Turn on your television and eventually if you watch the news – you are going to hear something about how debt ridden Greece is, how badly the global financial crisis affected Greece, should she or should she not exit the EU, how despised each set of austerity measures introduced to try to combat the growing debt, are. Indeed, on both mine and Darryls excursions- our individual guides mentioned numerous times how tough things were in Greece at the current time – 2 million unemployed out of a population of 11 million, 160,000 shops closed, rising crime, very limited police presence and a 200 euro/week limit on cash withdrawals. Indeed, to me – the amount of graffiti (old and recent) everywhere was the face of a country suffering.
Now take these images and compare them to the following – around 2500 years ago, in one miraculous century – the people of this same place created the foundations upon which all our civilisation has since rested. Philosophy, politics, mathematics, the natural sciences, art – almost “all of life as we know it” was invented or defined in Ancient Greece and in particular- the city of Athens. It really brings home how much things can change over time.
We docked in Piraeus, a city now blended into Athens only 5km distance. It was a very early arrival so on opening our balcony curtains, we were surprised with the sight of occupied apartments less than 100m distance as the crow flies from our bed.
Due to physical requirements we had decided to take separate tours – Darryls would be mainly by coach and would take in the major sights of Athens from air-conditioned comfort – the Temple of Olympian Zeus, the Acropolis, the Temple of Athens and other city highlights. Mine would mainly involve walking up the Acropolis to walk amongst the Temple of Athens and the Parthenon- something I never thought I would have the opportunity to do. I would also visit the old Olympic stadium built for the first modern Olympics and still in use today.
To say the day was amazing would be to do it an injustice. To see and physically touch the actual buildings where the ancients worked, played and worshipped and walk upon the “very stone that their sandals trod” is indescribable.

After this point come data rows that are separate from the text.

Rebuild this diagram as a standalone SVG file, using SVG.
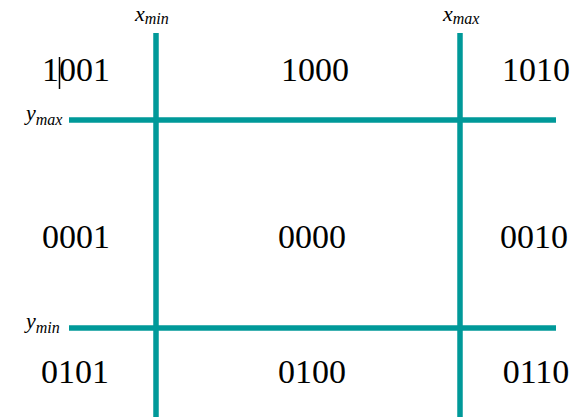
<svg xmlns="http://www.w3.org/2000/svg" width="581" height="417" viewBox="0 0 581 417">
<style>
.ln{stroke:#009999;stroke-width:5.5;fill:none}
.code{font-family:'Liberation Serif','DejaVu Serif',serif;font-size:34px;fill:#000;text-anchor:middle}
.lab{font-family:'Liberation Serif','DejaVu Serif',serif;font-style:italic;font-size:22px;fill:#000}
.sub{font-size:16px}
</style>
<rect width="581" height="417" fill="#fff"/>
<g id="connectors">
<line id="xmin" class="ln" x1="156" y1="33" x2="156" y2="417"/>
<line id="xmax" class="ln" x1="460" y1="33" x2="460" y2="417"/>
<line id="ymax" class="ln" x1="69" y1="120" x2="556" y2="120"/>
<line id="ymin" class="ln" x1="69" y1="328" x2="556" y2="328"/>
</g>
<g id="labels">
<text id="lxmin" class="lab" x="135" y="21">x<tspan class="sub" dy="3">min</tspan></text>
<text id="lxmax" class="lab" x="443" y="21">x<tspan class="sub" dy="3">max</tspan></text>
<text id="lymax" class="lab" x="26" y="120">y<tspan class="sub" dy="5">max</tspan></text>
<text id="lymin" class="lab" x="26" y="328">y<tspan class="sub" dy="5">min</tspan></text>
</g>
<g id="r1001"><text class="code" x="76" y="81">1001</text><line x1="59.5" y1="57" x2="59.5" y2="89" stroke="#000" stroke-width="1.5"/></g>
<g id="r1000"><text class="code" x="315" y="81">1000</text></g>
<g id="r1010"><text class="code" x="536" y="81">1010</text></g>
<g id="r0001"><text class="code" x="76" y="248">0001</text></g>
<g id="r0000"><text class="code" x="312" y="248">0000</text></g>
<g id="r0010"><text class="code" x="534" y="248">0010</text></g>
<g id="r0101"><text class="code" x="75" y="383">0101</text></g>
<g id="r0100"><text class="code" x="312" y="383">0100</text></g>
<g id="r0110"><text class="code" x="536" y="383">0110</text></g>
</svg>
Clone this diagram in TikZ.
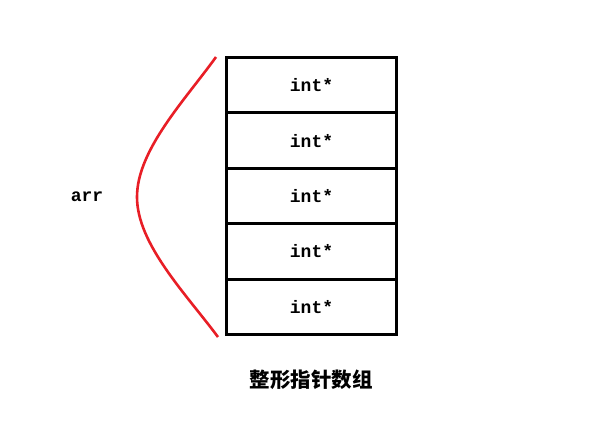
\documentclass[tikz,border=0pt]{standalone}
\usepackage{fontspec}
\newfontfamily\codefont{Liberation Mono}
\newfontfamily\cjkfont{Noto Sans CJK SC}
\definecolor{curvered}{RGB}{232,30,38}
\tikzset{
  cell/.style={draw=black, line width=3pt, minimum width=170pt, minimum height=55.4pt, inner sep=0pt, anchor=north west,
    font=\codefont\bfseries\fontsize{18}{18}\selectfont},
  brace/.style={draw=curvered, line width=2.6pt},
}
\begin{document}
\begin{tikzpicture}[x=1pt,y=-1pt]
\useasboundingbox (0,0) rectangle (610,436);
\node[cell] (r1) at (225,56) {int*};
\node[cell] (r2) at (225,111.4) {int*};
\node[cell] (r3) at (225,166.8) {int*};
\node[cell] (r4) at (225,222.2) {int*};
\node[cell] (r5) at (225,277.6) {int*};
\node[font=\codefont\bfseries\fontsize{18}{18}\selectfont] (arr) at (87,197) {arr};
\draw[brace] (216,57) .. controls (185,100) and (137,150) .. (137,197)
  .. controls (137,244) and (186,294) .. (218,337);
\node[font=\cjkfont\bfseries\fontsize{20.5}{20.5}\selectfont] (cap) at (311,380) {整形指针数组};
\end{tikzpicture}
\end{document}
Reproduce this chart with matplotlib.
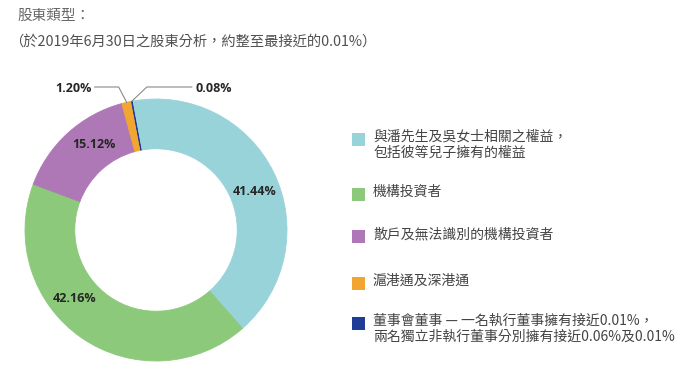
import matplotlib
matplotlib.use("Agg")
import matplotlib.pyplot as plt
import numpy as np
from matplotlib.patches import Rectangle

plt.rcParams['font.family'] = ['Noto Sans CJK TC', 'DejaVu Sans']

# ---- data ----
categories = [
    "與潘先生及吳女士相關之權益，\n包括彼等兒子擁有的權益",
    "機構投資者",
    "散戶及無法識別的機構投資者",
    "滬港通及深港通",
    "董事會董事 — 一名執行董事擁有接近0.01%，\n兩名獨立非執行董事分別擁有接近0.06%及0.01%",
]
values = [41.44, 42.16, 15.12, 1.20, 0.08]
pct_labels = ["41.44%", "42.16%", "15.12%", "1.20%", "0.08%"]
colors = ["#98d3da", "#8cc97a", "#ad78b5", "#f3a531", "#1f3d96"]

title = "股東類型："
subtitle = "（於2019年6月30日之股東分析，約整至最接近的0.01%）"

# ---- layout ----
W, H = 693, 382
fig = plt.figure(figsize=(W / 100, H / 100), dpi=100)
ax = fig.add_axes([0, 0, 1, 1])

cx, cy = 156, H - 230
R = 131
ring = 0.38
start = 100.5

wedges, _ = ax.pie(values, colors=colors, startangle=start, counterclock=False,
                   radius=R, center=(cx, cy),
                   wedgeprops=dict(width=R * ring, linewidth=0.6))
for w, c in zip(wedges, colors):
    w.set_edgecolor(c)

ax.set_xlim(0, W)
ax.set_ylim(0, H)
ax.set_aspect('auto')
ax.axis('off')

# inside labels (angle positions chosen for layout)
inside_angles = [21, -140, 126]
rmid = R * (1 - ring / 2)
for i, ang in enumerate(inside_angles):
    a = np.deg2rad(ang)
    ax.text(cx + rmid * np.cos(a), cy + rmid * np.sin(a), pct_labels[i],
            ha='center', va='center', fontsize=9, fontweight='bold',
            family=['Open Sans', 'DejaVu Sans'], color='#262626')

# outside labels with leader lines
angles = []
acc = start
for v in values:
    span = v / sum(values) * 360
    angles.append(acc - span / 2)
    acc -= span

ly = H - 87
for i, elbow_dx, line_end_dx, ha in [(3, -8, -32, 'right'), (4, 15, 60, 'left')]:
    a = np.deg2rad(angles[i])
    px, py = cx + R * np.cos(a), cy + R * np.sin(a)
    ex = px + elbow_dx
    lx = px + line_end_dx
    ax.plot([px, ex, lx], [py, ly, ly], color='#8a8a8a', lw=0.8)
    tx = lx - 3 if ha == 'right' else lx + 4
    ax.text(tx, ly - 1, pct_labels[i], ha=ha, va='center', fontsize=9,
            fontweight='bold', family=['Open Sans', 'DejaVu Sans'], color='#262626')

# titles
fig.text(17 / W, 1 - 16 / H, title, fontsize=10.5, color='#666666', va='center', ha='left')
fig.text(9 / W, 1 - 42 / H, subtitle, fontsize=10.3, color='#505050', va='center',
         ha='left', style='italic')

# legend
sq = 13
sq_x = 352
txt_x = 373
row_y = [137, 192, 234, 281, 321]
for lab, col, yy in zip(categories, colors, row_y):
    y = H - yy
    ax.add_patch(Rectangle((sq_x, y - sq / 2 - 2), sq, sq, facecolor=col, edgecolor='none'))
    ax.text(txt_x, y + 7, lab, ha='left', va='top', fontsize=10, color='#444444',
            linespacing=1.15)

fig.savefig("out.png", dpi=100, facecolor='white')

To still see the physical remains of such an amazing advanced civilisation intertwined with today’s Athens is an amazing treat. I spent about 3 hours on top of the Acropolis, slowly taking it all in before moving on to feel a fitting rush of adrenaline at the sight of the first modern Olympic stadium.
Later on our way home, the fickleness of change was again bought home to me with the sighting of groups of refugees (mainly from Africa apparently) sifting through an alleyway full of piles of clothes, blankets and other items donated by locals for their use.